I do! Because I have a smoker's cough now. It's horrible. And it's near impossible to escape from. If this were the U.S., I would be vigorously arguing that other people's right to smoke is directly in conflict with my right to breathe.
My rant is over. I'm now in Thessaloniki, the "second capital" of Greece. I wavered on coming here; it's well-known for its shopping and partying, both of which I love if it's Opposite Day. But it also has a much different history than Greece; while the Greek traditions are there, for centuries it's been a hub between different regions and religions, so it kind of grew up differently.

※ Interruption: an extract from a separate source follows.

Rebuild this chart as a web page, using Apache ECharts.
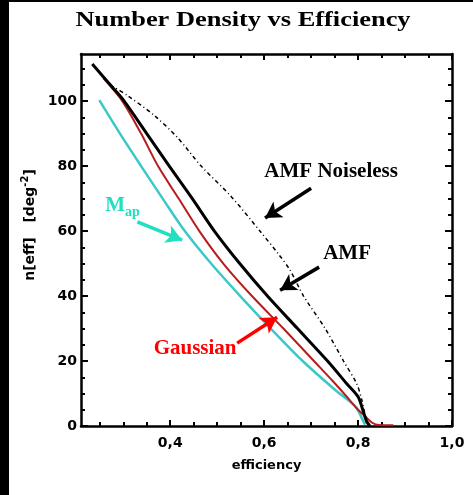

Also, whoever put together the two museums I've been to had a fantastic sense of humor. While listening to an audio guide about Macedonian history I heard a hurried "change the paper!" as the recorder went down the script. A lot more than food was at stake when people went hunting:
I've always said if I had to kill my own meat I'd go veg in a second, but if I couldn't eat on my couch -- I might kill a boar for that.

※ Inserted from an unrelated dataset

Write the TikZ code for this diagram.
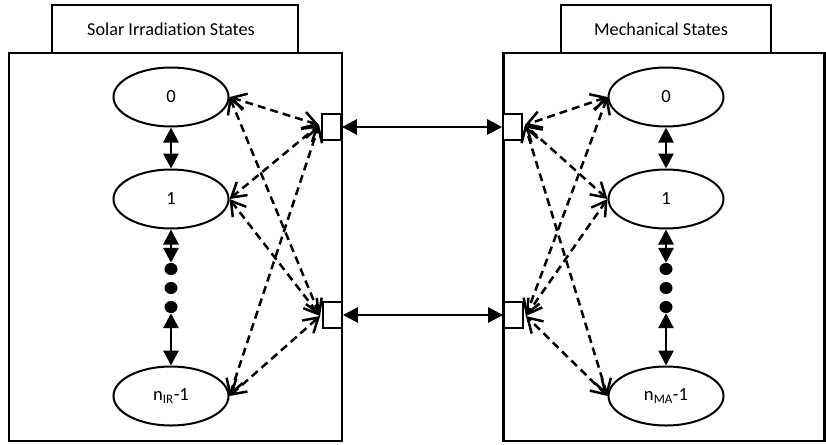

The audio guide also used the phrase "diochronic stratigraphy" as if it's common knowledge. This is a diochronic stratigraphy:
And my favorite bit of trivia was from a section on theatre, in which the reader learns that although actors did not wear masks, but that yes, ugly people could still act. They had evidence. This needs to be mentioned in an internationally known museum?!

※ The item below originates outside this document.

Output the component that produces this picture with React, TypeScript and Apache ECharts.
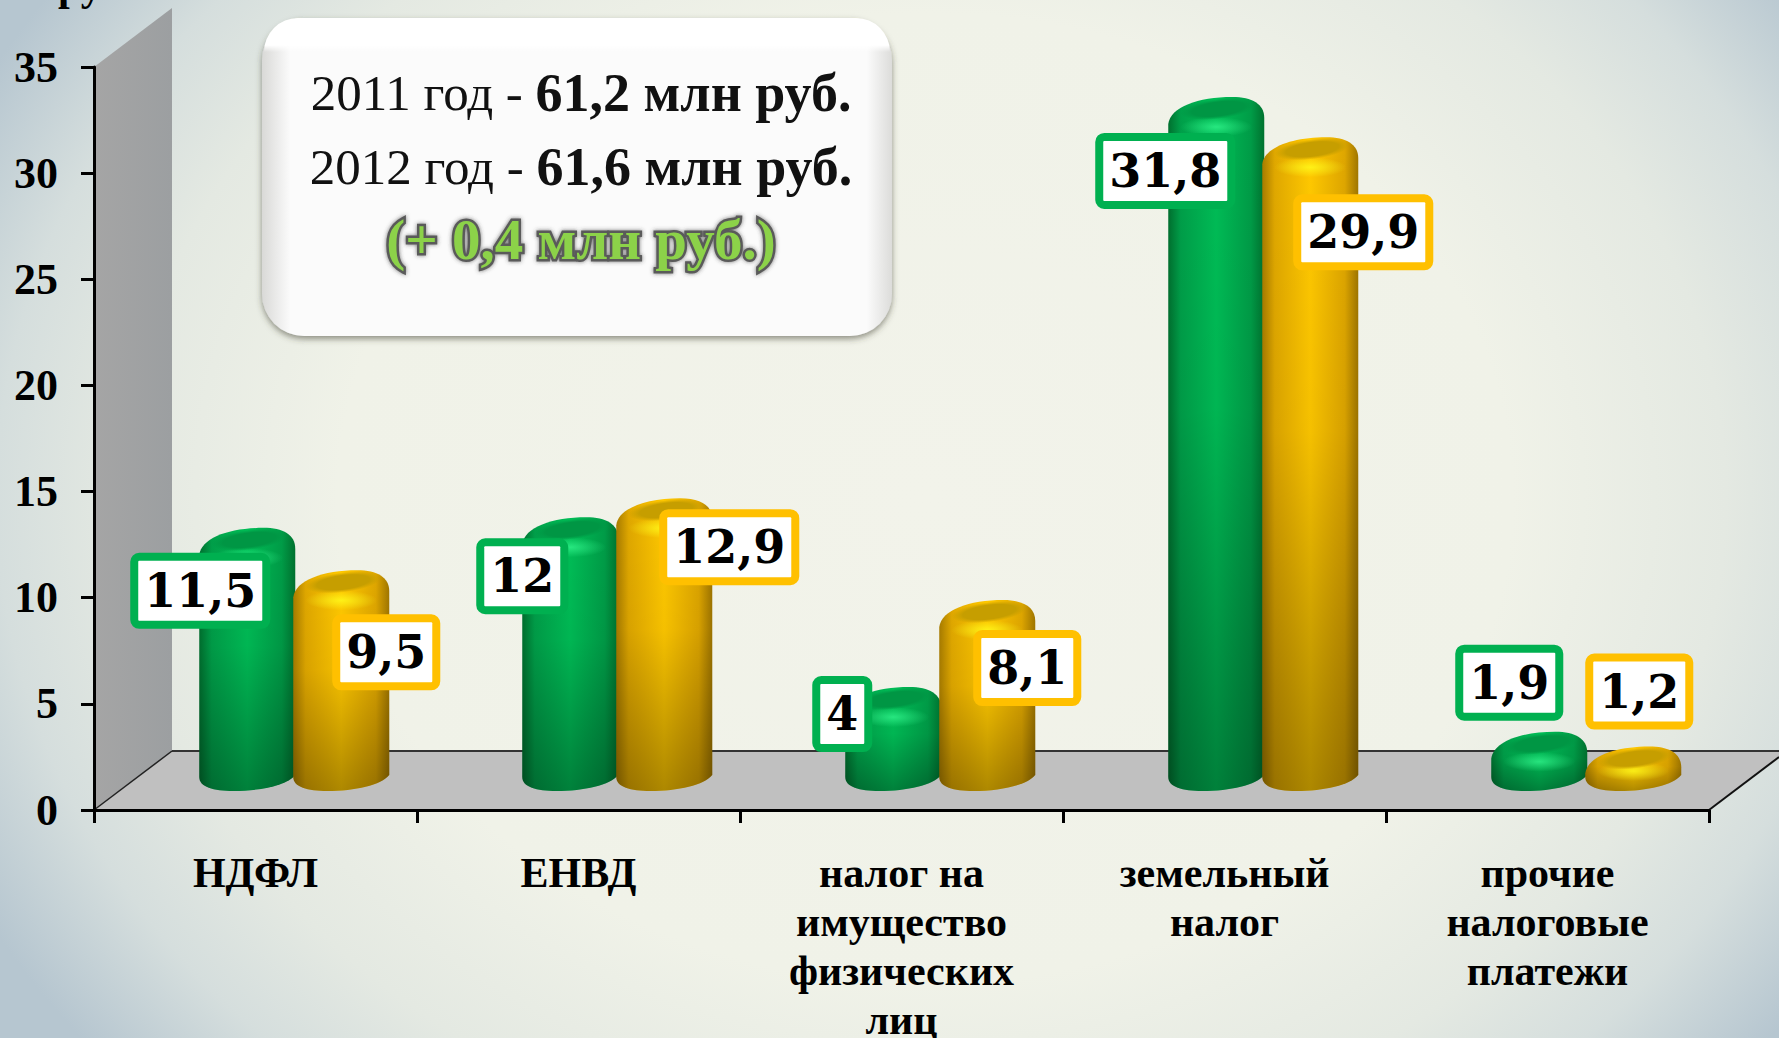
import React, { useEffect, useRef } from "react";
import * as echarts from "echarts";

const categories = ["НДФЛ", "ЕНВД", "налог на\nимущество\nфизических\nлиц", "земельный\nналог", "прочие\nналоговые\nплатежи"];
const values2011 = [11.5, 12, 4, 31.8, 1.9];
const values2012 = [9.5, 12.9, 8.1, 29.9, 1.2];
const yTicks = { min: 0, max: 35, interval: 5 };
const labelOffsets2011 = [[-47, 24], [-48, 20], [-51, -12], [-51, 35], [-30, -88]];
const labelOffsets2012 = [[45, 43], [65, 10], [40, 29], [53, 56], [6, -94]];

const SERIF = '"Liberation Serif", serif';
const LABEL_FONT = '"DejaVu Serif", serif';

const palette2011 = {
  border: "#00b050",
  stops: ["#00702f", "#009f49", "#00bd56", "#009c47", "#00722f"],
  cap: "rgba(0,150,68,1)",
  capFade: "rgba(0,150,68,0)",
  glow: "rgba(60,255,150,0.65)",
  glowFade: "rgba(60,255,150,0)",
};
const palette2012 = {
  border: "#ffc000",
  stops: ["#a87c00", "#e0a800", "#ffc800", "#dea600", "#a07600"],
  cap: "rgba(198,158,0,1)",
  capFade: "rgba(198,158,0,0)",
  glow: "rgba(255,255,30,0.75)",
  glowFade: "rgba(255,255,30,0)",
};

function makeRender(side: number, pal: typeof palette2011, offsets: number[][]) {
  return (params: any, api: any) => {
    const idx = api.value(0);
    const v = api.value(1);
    const catX = api.coord([idx, 0])[0];
    const y0 = api.coord([idx, 0])[1];
    const y = api.coord([idx, v])[1];
    const bw = api.size([1, 0])[0];
    const W = 96;
    const cx = catX + bw * 0.12 + side * 47;
    const u = cx - W / 2;
    const yt = y - 38;
    const yb = y0 - 19;
    const d =
      `M${u},${yt + 27} C${u + 2},${yt + 10} ${u + 30},${yt} ${u + 64},${yt} ` +
      `C${u + 84},${yt} ${u + 96},${yt + 7} ${u + 96},${yt + 21} ` +
      `L${u + 96},${yb - 16} C${u + 88},${yb - 6} ${u + 62},${yb} ${u + 34},${yb} ` +
      `C${u + 14},${yb} ${u},${yb - 4} ${u},${yb - 14} Z`;
    const h = yb - yt;
    const off = offsets[idx];
    return {
      type: "group",
      children: [
        {
          type: "path",
          shape: { pathData: d },
          style: {
            fill: {
              type: "linear", x: 0, y: 0, x2: 1, y2: 0,
              colorStops: pal.stops.map((c, i) => ({ offset: [0, 0.13, 0.5, 0.86, 1][i], color: c })),
            },
          },
        },
        {
          type: "path",
          shape: { pathData: d },
          style: {
            fill: {
              type: "linear", x: 0, y: 0, x2: 0, y2: 1,
              colorStops: [
                { offset: 0, color: "rgba(0,0,0,0)" },
                { offset: 0.45, color: "rgba(0,0,0,0.04)" },
                { offset: 1, color: "rgba(0,0,0,0.32)" },
              ],
            },
          },
        },
        {
          type: "ellipse",
          shape: { cx: u + 48, cy: yt + Math.min(30, h * 0.55), rx: 36, ry: 10 },
          style: {
            fill: {
              type: "radial", x: 0.5, y: 0.5, r: 0.5,
              colorStops: [
                { offset: 0, color: pal.glow },
                { offset: 1, color: pal.glowFade },
              ],
            },
          },
        },
        {
          type: "ellipse",
          x: u + 50,
          y: yt + 12,
          rotation: (7 * Math.PI) / 180,
          shape: { cx: 0, cy: 0, rx: 38, ry: 10 },
          style: {
            fill: {
              type: "radial", x: 0.5, y: 0.5, r: 0.5,
              colorStops: [
                { offset: 0, color: pal.cap },
                { offset: 0.7, color: pal.cap },
                { offset: 1, color: pal.capFade },
              ],
            },
          },
        },
        {
          type: "text",
          x: cx + off[0],
          y: y + off[1] + 1,
          z2: 50,
          style: {
            text: String(v).replace(".", ","),
            align: "center",
            verticalAlign: "middle",
            fontFamily: LABEL_FONT,
            fontWeight: "bold",
            fontSize: 46,
            lineHeight: 46,
            fill: "#000",
            backgroundColor: "#fff",
            borderColor: pal.border,
            borderWidth: 8,
            borderRadius: 1,
            padding: [9, 6, 5, 6],
          },
        },
      ],
    };
  };
}

const lineRich = {
  r: { fontFamily: SERIF, fontSize: 51, fill: "#111", lineHeight: 62 },
  b: { fontFamily: SERIF, fontSize: 54, fontWeight: "bold", fill: "#111", lineHeight: 62 },
};

export default function App() {
  const ref = useRef<HTMLDivElement>(null);
  useEffect(() => {
    document.body.style.margin = "0";
    document.body.style.overflow = "hidden";
    const chart = echarts.init(ref.current!, null, { renderer: "svg" });
    chart.setOption({
      animation: false,
      grid: { left: 94, right: 70, top: 67, bottom: 228, outerBoundsMode: "none" },
      xAxis: {
        type: "category",
        data: categories,
        z: 5,
        axisLine: { lineStyle: { color: "#000", width: 3 } },
        axisTick: { show: true, length: 13, lineStyle: { color: "#000", width: 3 } },
        axisLabel: {
          interval: 0, margin: 38, color: "#000", fontFamily: SERIF, fontWeight: "bold",
          fontSize: 42, lineHeight: 49, verticalAlign: "top",
        },
      },
      yAxis: {
        type: "value",
        min: yTicks.min,
        max: yTicks.max,
        interval: yTicks.interval,
        z: 5,
        splitLine: { show: false },
        axisLine: { show: true, lineStyle: { color: "#000", width: 3 } },
        axisTick: { show: true, length: 13, lineStyle: { color: "#000", width: 3 } },
        axisLabel: { margin: 36, color: "#000", fontFamily: SERIF, fontWeight: "bold", fontSize: 44 },
      },
      graphic: [
        { type: "polygon", z: -2, shape: { points: [[94, 67], [172, 8], [172, 751], [94, 810]] },
          style: { fill: { type: "linear", x: 0, y: 0, x2: 1, y2: 0, colorStops: [{ offset: 0, color: "#a5a5a5" }, { offset: 1, color: "#9c9fa1" }] } } },
        { type: "polygon", z: -2, shape: { points: [[94, 810], [172, 751], [1779, 751], [1779, 757], [1709, 810]] }, style: { fill: "#c0c0c0" } },
        { type: "line", z: -1, shape: { x1: 172, y1: 751, x2: 1779, y2: 751 }, style: { stroke: "#333", lineWidth: 2 } },
        { type: "line", z: -1, shape: { x1: 94, y1: 810, x2: 172, y2: 751 }, style: { stroke: "#222", lineWidth: 1.5 } },
        { type: "line", z: -1, shape: { x1: 1709, y1: 810, x2: 1779, y2: 757 }, style: { stroke: "#111", lineWidth: 2 } },
        { type: "text", x: 58, y: 7, style: { text: "руб.", fontFamily: SERIF, fontWeight: "bold", fontSize: 42, fill: "#000", verticalAlign: "bottom" } },
        { type: "rect", z: 10, shape: { x: 262, y: 18, width: 630, height: 318, r: 42 },
          style: {
            fill: { type: "linear", x: 0, y: 0, x2: 1, y2: 0, colorStops: [
              { offset: 0, color: "#d9d9d7" }, { offset: 0.045, color: "#fbfbfb" }, { offset: 0.96, color: "#fbfbfb" }, { offset: 1, color: "#dcdcda" } ] },
            shadowColor: "rgba(60,60,50,0.55)", shadowBlur: 6, shadowOffsetY: 3,
          } },
        { type: "rect", z: 10, shape: { x: 264, y: 18, width: 626, height: 34, r: [42, 42, 0, 0] }, style: {
            fill: { type: "linear", x: 0, y: 0, x2: 0, y2: 1, colorStops: [{ offset: 0, color: "#ffffff" }, { offset: 0.8, color: "#ffffff" }, { offset: 1, color: "rgba(255,255,255,0)" }] } } },
        { type: "text", z: 11, x: 581, y: 93, style: { text: "{r|2011 год - }{b|61,2 млн руб.}", rich: lineRich, align: "center", verticalAlign: "middle" } },
        { type: "text", z: 11, x: 581, y: 167, style: { text: "{r|2012 год - }{b|61,6 млн руб.}", rich: lineRich, align: "center", verticalAlign: "middle" } },
        { type: "text", z: 11, x: 581, y: 239, style: {
            text: "(+ 0,4 млн руб.)", align: "center", verticalAlign: "middle", fontFamily: SERIF, fontWeight: "bold", fontSize: 57,
            fill: "#8cd24a", stroke: "#5a5a5a", lineWidth: 5, textShadowColor: "rgba(60,60,60,0.7)", textShadowBlur: 4 } },
      ],
      series: [
        { type: "custom", name: "2011", renderItem: makeRender(-1, palette2011, labelOffsets2011), clip: false, z: 3,
          encode: { x: 0, y: 1 }, data: values2011.map((v, i) => [i, v]) },
        { type: "custom", name: "2012", renderItem: makeRender(1, palette2012, labelOffsets2012), clip: false, z: 4,
          encode: { x: 0, y: 1 }, data: values2012.map((v, i) => [i, v]) },
      ],
    });
    return () => chart.dispose();
  }, []);
  return (
    <div
      ref={ref}
      style={{
        width: 1779,
        height: 1038,
        background:
          "radial-gradient(ellipse 60% 85% at 52% 48%, #f2f3ea 0%, #f0f2e8 55%, #e4e9e2 75%, #d5dedd 87%, #b6c6d0 100%)",
      }}
    />
  );
}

Oh, and I forgot a couple of Heidi's a winner moments. I got to my hotel, got into the tiniest elevator I've ever seen--I barely fit sideways with my backpack; two adults might have fit if they were normal size and liked each other some. I get to my floor and I cannot get the door open. I couldn't remember how I'd walked in 10 seconds prior. I'm trying to slide it open, but it stays stubbornly shut. I go down to the second floor then back to the third. I don't want to go down to the ground floor and wave for help, but at any point someone could call for the elevator. Finally, in frustration, I pushed. The door swung open.
Getting to my hotel, though, was a thing of beauty, brought to you by luck, poor planning and Google Maps. I looked up the location before leaving Kastraki, arrived in Thessaloniki and pulled it up. It provided the hotel's location but not mine. I decided to take a cab, pulled out my confirmation email and found one address: mine. I don't need that! So I have no address and a large street. I went out to the local buses, found three lines that ran down that street, bought a ticket and got on the first of the three to leave, praying it went the right way and my hotel had a large sign.
The bus turned right just about when Google Maps woke up, and I stepped off the bus 10 feet from my hotel. Anyone watching would have thought I knew what I was doing.
Please remember that and not that I got stuck on an elevator.